AIM OF THE EXERCISE | Go through the material and write it all out exactly, minus the pictures.

DATASET EXCERPT |
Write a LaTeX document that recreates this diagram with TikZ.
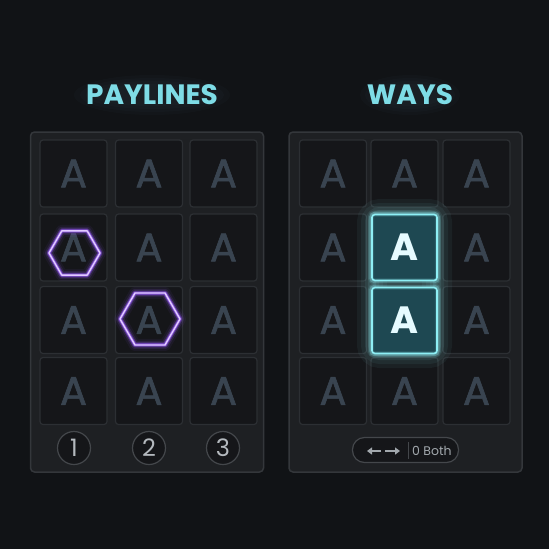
\documentclass[tikz,border=0pt]{standalone}
\usepackage{fontspec}
\setmainfont{Poppins}
\newfontfamily\medfont{Poppins}[FakeBold=1.6]
\usetikzlibrary{arrows.meta}
\definecolor{bg}{HTML}{111316}
\definecolor{panelfill}{HTML}{1E2023}
\definecolor{panelline}{HTML}{34373B}
\definecolor{cellfill}{HTML}{151619}
\definecolor{cellline}{HTML}{2C2F33}
\definecolor{letter}{HTML}{394450}
\definecolor{titlecol}{HTML}{7EDCE6}
\definecolor{hexcol}{HTML}{9B5CFF}
\definecolor{hexcore}{HTML}{E2CCFF}
\definecolor{hlfill}{HTML}{1E4852}
\definecolor{hlline}{HTML}{8EEFF5}
\definecolor{hlletter}{HTML}{E6FBFF}
\definecolor{digit}{HTML}{B4B9BE}
\definecolor{pilltext}{HTML}{A2A8AD}
\definecolor{circline}{HTML}{44474B}
\tikzset{
  titlestyle/.style={text=titlecol, font=\bfseries\fontsize{28}{28}\selectfont, inner sep=0pt},
  panelbox/.style={draw=panelline, fill=panelfill, line width=1.5pt, rounded corners=4pt, minimum width=233pt, minimum height=340pt},
  cellbox/.style={draw=cellline, fill=cellfill, line width=1.2pt, rounded corners=3pt, minimum width=67pt, minimum height=67pt, inner sep=0pt, text=letter, font=\medfont\fontsize{40}{40}\selectfont},
  hlbox/.style={draw=hlline, fill=hlfill, line width=1.6pt, rounded corners=3pt, minimum width=65pt, minimum height=66pt, inner sep=0pt, text=hlletter, font=\bfseries\fontsize{38}{38}\selectfont},
  numcircle/.style={circle, draw=circline, fill=cellfill, line width=1.2pt, minimum size=33pt, inner sep=0pt, text=digit, font=\fontsize{24}{24}\selectfont},
  pillbox/.style={draw=circline, fill=cellfill, line width=1.2pt, rounded corners=12pt, minimum width=106pt, minimum height=25pt},
  arrowline/.style={draw=pilltext, line width=1.8pt, -{Triangle[length=5pt,width=7pt]}}
}
\begin{document}
\begin{tikzpicture}[x=1pt,y=-1pt]
\useasboundingbox (0,0) rectangle (549,549);
\fill[bg] (0,0) rectangle (549,549);
% title glow
\foreach \a/\b in {78/20,72/17,66/14,60/11}{
  \fill[titlecol, opacity=0.018] (152,95) ellipse (\a pt and \b pt);
}
\foreach \a/\b in {50/20,45/17,40/14,35/11}{
  \fill[titlecol, opacity=0.018] (410,95) ellipse (\a pt and \b pt);
}
\node[titlestyle] (t1) at (152,95) {PAYLINES};
\node[titlestyle] (t2) at (410,95) {WAYS};
% panels
\node[panelbox] (p1) at (147,302) {};
\node[panelbox] (p2) at (405.5,302) {};
% left cells
\foreach \c/\x in {1/73.5,2/149,3/223.5}{
  \foreach \r/\y in {1/173.5,2/247.5,3/320,4/391}{
    \node[cellbox] (L\r\c) at (\x,\y) {A};
  }
}
% right cells
\foreach \c/\x in {1/333,2/404.5,3/476.5}{
  \foreach \r/\y in {1/173.5,2/247.5,3/320,4/391}{
    \node[cellbox] (R\r\c) at (\x,\y) {A};
  }
}
% glow behind highlighted cells
\foreach \w/\o in {30/0.05,22/0.06,14/0.08,8/0.1}{
  \draw[hlline, opacity=\o, line width=\w pt, rounded corners=8pt] (372,214) rectangle (437,353);
}
\node[hlbox] (H1) at (404.5,247.5) {A};
\node[hlbox] (H2) at (404.5,320.5) {A};
\foreach \w/\o in {6/0.15,3.5/0.3}{
  \draw[hlline, opacity=\o, line width=\w pt, rounded corners=3pt] (H1.south west) rectangle (H1.north east);
  \draw[hlline, opacity=\o, line width=\w pt, rounded corners=3pt] (H2.south west) rectangle (H2.north east);
}
% hexagons
\coordinate (hx1) at (74.5,253);
\coordinate (hx2) at (150,319);
\foreach \w/\o/\col in {12/0.06/hexcol,8/0.12/hexcol,5/0.3/hexcol,3/0.7/hexcol,1.4/1/hexcore}{
  \draw[\col, opacity=\o, line width=\w pt, line join=round]
    (hx1) +(0:25.5) -- +(60:25.5) -- +(120:25.5) -- +(180:25.5) -- +(240:25.5) -- +(300:25.5) -- cycle;
  \draw[\col, opacity=\o, line width=\w pt, line join=round]
    (hx2) +(0:30) -- +(60:30) -- +(120:30) -- +(180:30) -- +(240:30) -- +(300:30) -- cycle;
}
% number circles
\node[numcircle] (n1) at (74,448) {1};
\node[numcircle] (n2) at (149,448) {2};
\node[numcircle] (n3) at (223,448) {3};
% pill
\node[pillbox] (pill) at (405.5,450) {};
\coordinate (a1s) at (381,451);
\coordinate (a1e) at (367,451);
\coordinate (a2s) at (385,451);
\coordinate (a2e) at (400,451);
\draw[arrowline] (a1s) -- (a1e);
\draw[arrowline] (a2s) -- (a2e);
\coordinate (dv1) at (408,442);
\coordinate (dv2) at (408,459);
\draw[circline, line width=1pt] (dv1) -- (dv2);
\node[text=pilltext, font=\fontsize{12.5}{12.5}\selectfont, anchor=west, inner sep=0pt] (both) at (412,451) {0 Both};
\end{tikzpicture}
\end{document}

ANSWER IN FULL |
Write a LaTeX document that recreates this diagram with TikZ.
\documentclass[tikz,border=0pt]{standalone}
\usepackage{fontspec}
\setmainfont{Poppins}
\newfontfamily\medfont{Poppins}[FakeBold=1.6]
\usetikzlibrary{arrows.meta}
\definecolor{bg}{HTML}{111316}
\definecolor{panelfill}{HTML}{1E2023}
\definecolor{panelline}{HTML}{34373B}
\definecolor{cellfill}{HTML}{151619}
\definecolor{cellline}{HTML}{2C2F33}
\definecolor{letter}{HTML}{394450}
\definecolor{titlecol}{HTML}{7EDCE6}
\definecolor{hexcol}{HTML}{9B5CFF}
\definecolor{hexcore}{HTML}{E2CCFF}
\definecolor{hlfill}{HTML}{1E4852}
\definecolor{hlline}{HTML}{8EEFF5}
\definecolor{hlletter}{HTML}{E6FBFF}
\definecolor{digit}{HTML}{B4B9BE}
\definecolor{pilltext}{HTML}{A2A8AD}
\definecolor{circline}{HTML}{44474B}
\tikzset{
  titlestyle/.style={text=titlecol, font=\bfseries\fontsize{28}{28}\selectfont, inner sep=0pt},
  panelbox/.style={draw=panelline, fill=panelfill, line width=1.5pt, rounded corners=4pt, minimum width=233pt, minimum height=340pt},
  cellbox/.style={draw=cellline, fill=cellfill, line width=1.2pt, rounded corners=3pt, minimum width=67pt, minimum height=67pt, inner sep=0pt, text=letter, font=\medfont\fontsize{40}{40}\selectfont},
  hlbox/.style={draw=hlline, fill=hlfill, line width=1.6pt, rounded corners=3pt, minimum width=65pt, minimum height=66pt, inner sep=0pt, text=hlletter, font=\bfseries\fontsize{38}{38}\selectfont},
  numcircle/.style={circle, draw=circline, fill=cellfill, line width=1.2pt, minimum size=33pt, inner sep=0pt, text=digit, font=\fontsize{24}{24}\selectfont},
  pillbox/.style={draw=circline, fill=cellfill, line width=1.2pt, rounded corners=12pt, minimum width=106pt, minimum height=25pt},
  arrowline/.style={draw=pilltext, line width=1.8pt, -{Triangle[length=5pt,width=7pt]}}
}
\begin{document}
\begin{tikzpicture}[x=1pt,y=-1pt]
\useasboundingbox (0,0) rectangle (549,549);
\fill[bg] (0,0) rectangle (549,549);
% title glow
\foreach \a/\b in {78/20,72/17,66/14,60/11}{
  \fill[titlecol, opacity=0.018] (152,95) ellipse (\a pt and \b pt);
}
\foreach \a/\b in {50/20,45/17,40/14,35/11}{
  \fill[titlecol, opacity=0.018] (410,95) ellipse (\a pt and \b pt);
}
\node[titlestyle] (t1) at (152,95) {PAYLINES};
\node[titlestyle] (t2) at (410,95) {WAYS};
% panels
\node[panelbox] (p1) at (147,302) {};
\node[panelbox] (p2) at (405.5,302) {};
% left cells
\foreach \c/\x in {1/73.5,2/149,3/223.5}{
  \foreach \r/\y in {1/173.5,2/247.5,3/320,4/391}{
    \node[cellbox] (L\r\c) at (\x,\y) {A};
  }
}
% right cells
\foreach \c/\x in {1/333,2/404.5,3/476.5}{
  \foreach \r/\y in {1/173.5,2/247.5,3/320,4/391}{
    \node[cellbox] (R\r\c) at (\x,\y) {A};
  }
}
% glow behind highlighted cells
\foreach \w/\o in {30/0.05,22/0.06,14/0.08,8/0.1}{
  \draw[hlline, opacity=\o, line width=\w pt, rounded corners=8pt] (372,214) rectangle (437,353);
}
\node[hlbox] (H1) at (404.5,247.5) {A};
\node[hlbox] (H2) at (404.5,320.5) {A};
\foreach \w/\o in {6/0.15,3.5/0.3}{
  \draw[hlline, opacity=\o, line width=\w pt, rounded corners=3pt] (H1.south west) rectangle (H1.north east);
  \draw[hlline, opacity=\o, line width=\w pt, rounded corners=3pt] (H2.south west) rectangle (H2.north east);
}
% hexagons
\coordinate (hx1) at (74.5,253);
\coordinate (hx2) at (150,319);
\foreach \w/\o/\col in {12/0.06/hexcol,8/0.12/hexcol,5/0.3/hexcol,3/0.7/hexcol,1.4/1/hexcore}{
  \draw[\col, opacity=\o, line width=\w pt, line join=round]
    (hx1) +(0:25.5) -- +(60:25.5) -- +(120:25.5) -- +(180:25.5) -- +(240:25.5) -- +(300:25.5) -- cycle;
  \draw[\col, opacity=\o, line width=\w pt, line join=round]
    (hx2) +(0:30) -- +(60:30) -- +(120:30) -- +(180:30) -- +(240:30) -- +(300:30) -- cycle;
}
% number circles
\node[numcircle] (n1) at (74,448) {1};
\node[numcircle] (n2) at (149,448) {2};
\node[numcircle] (n3) at (223,448) {3};
% pill
\node[pillbox] (pill) at (405.5,450) {};
\coordinate (a1s) at (381,451);
\coordinate (a1e) at (367,451);
\coordinate (a2s) at (385,451);
\coordinate (a2e) at (400,451);
\draw[arrowline] (a1s) -- (a1e);
\draw[arrowline] (a2s) -- (a2e);
\coordinate (dv1) at (408,442);
\coordinate (dv2) at (408,459);
\draw[circline, line width=1pt] (dv1) -- (dv2);
\node[text=pilltext, font=\fontsize{12.5}{12.5}\selectfont, anchor=west, inner sep=0pt] (both) at (412,451) {0 Both};
\end{tikzpicture}
\end{document}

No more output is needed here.